Cross-diffusion and heat source effects on a three-dimensional MHD flow of Maxwell nanofluid over a stretching surface with chemical reaction

This paper investigates the three-dimensional magnetohydrodynamic (MHD) flow of an upper convected Maxwell (UCM) nanofluid with the thermal radiation, cross-diffusion and heat source effects along a stretching sheet. The effects of chemical reaction, thermophoresis and Brownian motion are also studied. We have applied suitable similarity variables and transformed the governing boundary layer equations into a system of non-linear ordinary differential equations.

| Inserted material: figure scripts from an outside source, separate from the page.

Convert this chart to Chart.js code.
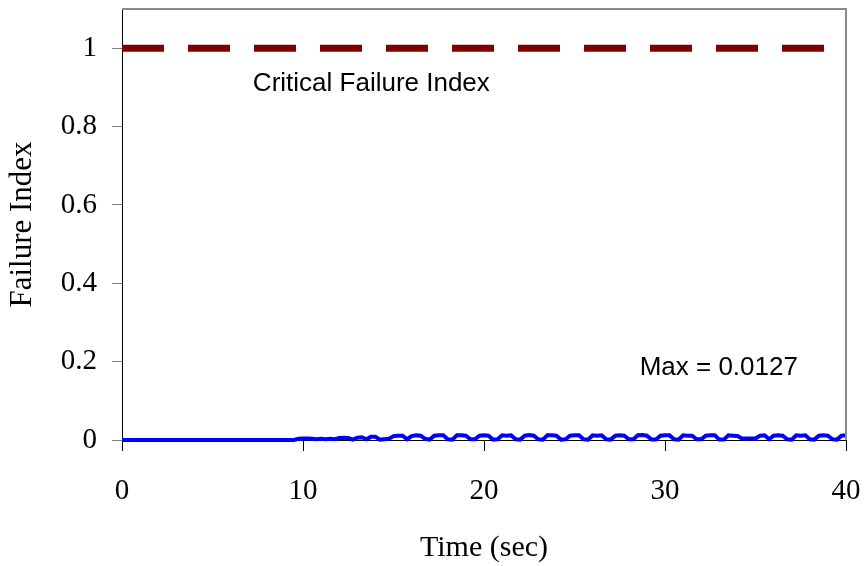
<!DOCTYPE html>
<html>
<head>
<meta charset="utf-8">
<script src="https://cdn.jsdelivr.net/npm/chart.js@4/dist/chart.umd.min.js"></script>
<style>
html,body{margin:0;padding:0;background:#fff;}
#wrap{width:867px;height:566px;}
</style>
</head>
<body>
<div id="wrap"><canvas id="c" width="867" height="566"></canvas></div>
<script>
// ---- data ----
const timeSec = [
  0, 9.5,
  9.75, 10.0, 10.25, 10.5, 10.75, 11.0, 11.25, 11.5, 11.75, 12.0, 12.25, 12.5, 12.75,
  13.0, 13.25, 13.5, 13.75, 14.0, 14.25, 14.5, 14.75, 15.0, 15.25, 15.5, 15.75,
  16.0, 16.25, 16.5, 16.75, 17.0, 17.25, 17.5, 17.75, 18.0, 18.25,
  18.5, 18.75, 19.0, 19.25, 19.5, 19.75, 20.0, 20.25, 20.5, 20.75,
  21.0, 21.25, 21.5, 21.75, 22.0, 22.25, 22.5, 22.75, 23.0, 23.25,
  23.5, 23.75, 24.0, 24.25, 24.5, 24.75, 25.0, 25.25, 25.5, 25.75,
  26.0, 26.25, 26.5, 26.75, 27.0, 27.25, 27.5, 27.75, 28.0, 28.25,
  28.5, 28.75, 29.0, 29.25, 29.5, 29.75, 30.0, 30.25, 30.5, 30.75,
  31.0, 31.25, 31.5, 31.75, 32.0, 32.25, 32.5, 32.75, 33.0, 33.25,
  33.5, 33.75, 34.0, 34.25, 34.5, 34.75, 35.0, 35.25, 35.5, 35.75,
  36.0, 36.25, 36.5, 36.75, 37.0, 37.25, 37.5, 37.75, 38.0, 38.25,
  38.5, 38.75, 39.0, 39.25, 39.5, 39.75, 40.0
];
const failureIndex = [
  0, 0,
  0.003, 0.004, 0.004, 0.003, 0.002, 0.003, 0.002, 0.003, 0.002, 0.005, 0.006, 0.005, 0.001,
  0.006, 0.007, 0.002, 0.008, 0.008, 0.001, 0.002, 0.003, 0.010, 0.011, 0.011, 0.002,
  0.010, 0.012, 0.011, 0.003, 0.001, 0.011, 0.012, 0.012, 0.002, 0.001,
  0.012, 0.012, 0.011, 0.002, 0.002, 0.011, 0.012, 0.011, 0.001, 0.002,
  0.012, 0.011, 0.012, 0.002, 0.001, 0.011, 0.013, 0.011, 0.002, 0.001,
  0.012, 0.012, 0.011, 0.001, 0.002, 0.011, 0.012, 0.012, 0.002, 0.001,
  0.012, 0.011, 0.012, 0.002, 0.001, 0.011, 0.012, 0.011, 0.002, 0.002,
  0.012, 0.0127, 0.011, 0.001, 0.001, 0.011, 0.012, 0.012, 0.002, 0.001,
  0.012, 0.011, 0.011, 0.002, 0.002, 0.011, 0.012, 0.012, 0.001, 0.001,
  0.012, 0.011, 0.010, 0.004, 0.004, 0.004, 0.004, 0.011, 0.012, 0.002,
  0.011, 0.012, 0.011, 0.002, 0.001, 0.012, 0.011, 0.012, 0.002, 0.001,
  0.011, 0.012, 0.011, 0.002, 0.001, 0.011, 0.012
];
const criticalTime = [0, 40];
const criticalIndex = [1, 1];
const xTicks = [0, 10, 20, 30, 40];
const yTicks = [0, 0.2, 0.4, 0.6, 0.8, 1];
const xTitle = 'Time (sec)';
const yTitle = 'Failure Index';
const criticalLabel = 'Critical Failure Index';
const criticalLabelPos = [7.23, 0.91];
const maxLabel = 'Max = 0.0127';
const maxLabelPos = [28.6, 0.183];

// ---- chart ----
const serif = "'Liberation Serif', 'Times New Roman', serif";
const sans = "'Liberation Sans', Arial, sans-serif";

const annotationPlugin = {
  id: 'annotations',
  afterDatasetsDraw(chart) {
    const {ctx, chartArea, scales} = chart;
    ctx.save();
    ctx.strokeStyle = '#8a8a8a';
    ctx.lineWidth = 2;
    ctx.beginPath();
    ctx.moveTo(chartArea.left, chartArea.top);
    ctx.lineTo(chartArea.right, chartArea.top);
    ctx.lineTo(chartArea.right, chartArea.bottom);
    ctx.stroke();
    ctx.fillStyle = '#000';
    ctx.font = '26px ' + sans;
    ctx.textAlign = 'left';
    ctx.textBaseline = 'middle';
    ctx.fillText(criticalLabel, scales.x.getPixelForValue(criticalLabelPos[0]), scales.y.getPixelForValue(criticalLabelPos[1]));
    ctx.fillText(maxLabel, scales.x.getPixelForValue(maxLabelPos[0]), scales.y.getPixelForValue(maxLabelPos[1]));
    ctx.restore();
  }
};

new Chart(document.getElementById('c'), {
  type: 'line',
  data: {
    datasets: [
      {
        label: 'Failure Index',
        data: timeSec.map((t, i) => ({x: t, y: failureIndex[i]})),
        borderColor: '#0000FF',
        borderWidth: 4,
        pointRadius: 0,
        tension: 0,
        clip: false,
        order: 1
      },
      {
        label: criticalLabel,
        data: criticalTime.map((t, i) => ({x: t, y: criticalIndex[i]})),
        borderColor: '#800000',
        borderWidth: 7,
        borderDash: [42, 24],
        borderCapStyle: 'butt',
        pointRadius: 0,
        clip: false,
        order: 2
      }
    ]
  },
  options: {
    responsive: false,
    animation: false,
    events: [],
    layout: {padding: {top: 9, right: 21, left: 0, bottom: 0}},
    plugins: {legend: {display: false}, tooltip: {enabled: false}},
    scales: {
      x: {
        type: 'linear',
        min: 0, max: 40,
        afterBuildTicks: s => { s.ticks = xTicks.map(v => ({value: v})); },
        afterFit: s => { s.height = 126; s.paddingLeft = 0; s.paddingRight = 0; },
        ticks: {color: '#000', font: {family: serif, size: 29}, padding: 23, maxRotation: 0, callback: v => String(v)},
        grid: {drawOnChartArea: false, drawTicks: true, tickLength: 11, tickColor: '#000'},
        border: {display: true, color: '#000', width: 1},
        title: {display: true, text: xTitle, color: '#000', font: {family: serif, size: 30}, padding: {top: 0, bottom: 0}}
      },
      y: {
        type: 'linear',
        min: 0, max: 1.1,
        afterBuildTicks: s => { s.ticks = yTicks.map(v => ({value: v})); },
        afterFit: s => { s.width = 122; s.paddingTop = 0; s.paddingBottom = 0; },
        ticks: {color: '#000', font: {family: serif, size: 29}, padding: 15, callback: v => String(v)},
        grid: {drawOnChartArea: false, drawTicks: true, tickLength: 10, tickColor: '#808080'},
        border: {display: true, color: '#000', width: 1},
        title: {display: true, text: yTitle, color: '#000', font: {family: serif, size: 31}, padding: {top: 4, bottom: 0}}
      }
    }
  },
  plugins: [annotationPlugin]
});
</script>
</body>
</html>
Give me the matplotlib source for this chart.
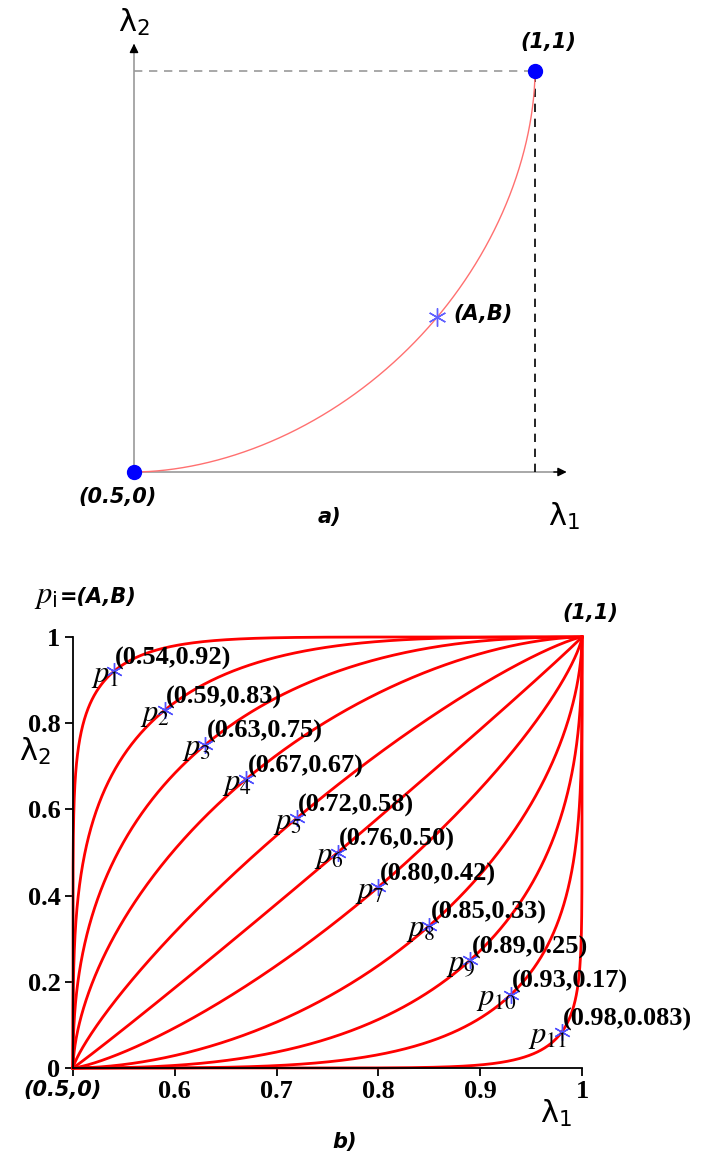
import numpy as np
import matplotlib.pyplot as plt

plt.rcParams['mathtext.fontset'] = 'stix'

# === Panel a): one curve through (A,B) ===
ab_point = (0.878, 0.386)

# === Panel b): points p1..p11 ===
p_x = [0.54, 0.59, 0.63, 0.67, 0.72, 0.76, 0.80, 0.85, 0.89, 0.93, 0.98]
p_y = [0.92, 0.83, 0.75, 0.67, 0.58, 0.50, 0.42, 0.33, 0.25, 0.17, 0.083]
p_text = ["(0.54,0.92)", "(0.59,0.83)", "(0.63,0.75)", "(0.67,0.67)",
          "(0.72,0.58)", "(0.76,0.50)", "(0.80,0.42)", "(0.85,0.33)",
          "(0.89,0.25)", "(0.93,0.17)", "(0.98,0.083)"]
x_ticks = [0.5, 0.6, 0.7, 0.8, 0.9, 1.0]
x_ticklabels = ["", "0.6", "0.7", "0.8", "0.9", "1"]
y_ticks = [0, 0.2, 0.4, 0.6, 0.8, 1.0]
y_ticklabels = ["0", "0.2", "0.4", "0.6", "0.8", "1"]


def curve_through(a, b, num=600):
    """Superellipse arc from (0.5,0) to (1,1) passing through (a,b)."""
    u = (a - 0.5) / 0.5
    v = b
    up = v >= u
    if up:
        g = lambda n: (1 - u) ** n + v ** n - 1
    else:
        g = lambda n: u ** n + (1 - v) ** n - 1
    lo, hi = 0.3, 80.0
    for _ in range(80):
        mid = 0.5 * (lo + hi)
        if g(mid) > 0:
            lo = mid
        else:
            hi = mid
    n = 0.5 * (lo + hi)
    th = np.linspace(0, np.pi / 2, num)
    c = np.abs(np.cos(th)) ** (2 / n)
    s = np.abs(np.sin(th)) ** (2 / n)
    if up:
        xs, ys = 1 - c, s
    else:
        xs, ys = s, 1 - c
    return 0.5 + 0.5 * xs, ys


W, H = 704, 1157
fig = plt.figure(figsize=(W / 100, H / 100), dpi=100)

star = (6, 2, 0)
lab_font = dict(family='DejaVu Sans', weight='bold', style='italic', fontsize=15)
lam_font = dict(family='DejaVu Sans', fontsize=22)
num_font = dict(family='Liberation Serif', weight='bold', fontsize=19)

# === Panel a) ===
ax1 = fig.add_axes([134 / W, (H - 472) / H, 401 / W, 401 / H])
ax1.set_xlim(0.5, 1)
ax1.set_ylim(0, 1)
ax1.axis('off')

ax1.plot([0.5, 1.035], [0, 0], color='#999999', lw=1.2, clip_on=False)
ax1.plot([0.5, 0.5], [0, 1.065], color='#999999', lw=1.2, clip_on=False)
ax1.annotate('', xy=(1.043, 0), xytext=(1.02, 0),
             arrowprops=dict(arrowstyle='-|>', color='black', lw=1, mutation_scale=13),
             annotation_clip=False)
ax1.annotate('', xy=(0.5, 1.075), xytext=(0.5, 1.04),
             arrowprops=dict(arrowstyle='-|>', color='black', lw=1, mutation_scale=13),
             annotation_clip=False)
ax1.plot([0.5, 1], [1, 1], color='#999999', lw=1.2, ls=(0, (5, 4)), clip_on=False)
ax1.plot([1, 1], [0, 1], color='black', lw=1.2, ls=(0, (5, 4)), clip_on=False)

cx, cy = curve_through(*ab_point)
ax1.plot(cx, cy, color='#ff7070', lw=1, clip_on=False)
ax1.plot([0.5, 1], [0, 1], 'o', color='blue', ms=10, clip_on=False, zorder=5)
ax1.plot(*ab_point, marker=star, color='#6060ff', ms=13, mew=1, clip_on=False)
ax1.annotate('(A,B)', ab_point, xytext=(12, 2), textcoords='offset points',
             ha='left', va='center', **lab_font)
ax1.text(1.016, 1.072, '(1,1)', ha='center', va='center', **lab_font)
ax1.text(0.48, -0.062, '(0.5,0)', ha='center', va='center', **lab_font)
ax1.text(0.744, -0.112, 'a)', ha='center', va='center', **lab_font)
ax1.text(1.036, -0.11, 'λ$_\\mathregular{1}$', ha='center', va='center', **lam_font)
ax1.text(0.5, 1.122, 'λ$_\\mathregular{2}$', ha='center', va='center', **lam_font)

# === Panel b) ===
ax2 = fig.add_axes([73 / W, (H - 1068) / H, 509 / W, 431 / H])
ax2.set_xlim(0.5, 1)
ax2.set_ylim(0, 1)
for side in ['top', 'right']:
    ax2.spines[side].set_visible(False)
for side in ['left', 'bottom']:
    ax2.spines[side].set_linewidth(1.3)
ax2.tick_params(direction='out', length=6, width=1.3, pad=3)
ax2.set_xticks(x_ticks)
ax2.set_xticklabels(x_ticklabels, **num_font)
ax2.set_yticks(y_ticks)
ax2.set_yticklabels(y_ticklabels, **num_font)

for i, (a, b) in enumerate(zip(p_x, p_y)):
    cx, cy = curve_through(a, b)
    ax2.plot(cx, cy, color='red', lw=2, clip_on=False, zorder=2)
    ax2.plot(a, b, marker=star, color='#5050ff', ms=12, mew=1, clip_on=False, zorder=3)
    ax2.annotate(p_text[i], (a, b), xytext=(1, 1), textcoords='offset points',
                 ha='left', va='bottom', **num_font)
    ax2.annotate('$p_{%d}$' % (i + 1), (a, b), xytext=(4, -3), textcoords='offset points',
                 ha='right', va='center', fontsize=22)

ax2.text(0.462, 1.093, '$p_{\\mathregular{i}}$', ha='left', va='center', fontsize=22)
ax2.text(0.487, 1.093, '=(A,B)', ha='left', va='center', **lab_font)
ax2.text(1.008, 1.056, '(1,1)', ha='center', va='center', **lab_font)
ax2.text(0.49, -0.051, '(0.5,0)', ha='center', va='center', **lab_font)
ax2.text(0.975, -0.105, 'λ$_\\mathregular{1}$', ha='center', va='center', **lam_font)
ax2.text(0.463, 0.735, 'λ$_\\mathregular{2}$', ha='center', va='center', **lam_font)
ax2.text(0.767, -0.172, 'b)', ha='center', va='center', **lab_font)

plt.savefig('out.png', dpi=100)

The present problem is solved numerically by R–K-based shooting technique. The variations of the velocity, temperature and concentration profiles are shown graphically and discussed in detail. The numerical results of skin friction coefficient, Nusselt and Sherwood numbers are presented in tabular form for different physical parameters. It is noticed that the Dufour and thermal radiation parameters decrease the temperature field and raise the concentration field. The rising values of Deborah number and magnetic field reduce the friction factors, Nusselt and Sherwood numbers. Heat source and chemical reaction parameters decline the Nusselt number and boost the Sherwood number. Also, noticed that the Dufour and Soret numbers enhance the Nusselt number but they decrease the Sherwood number.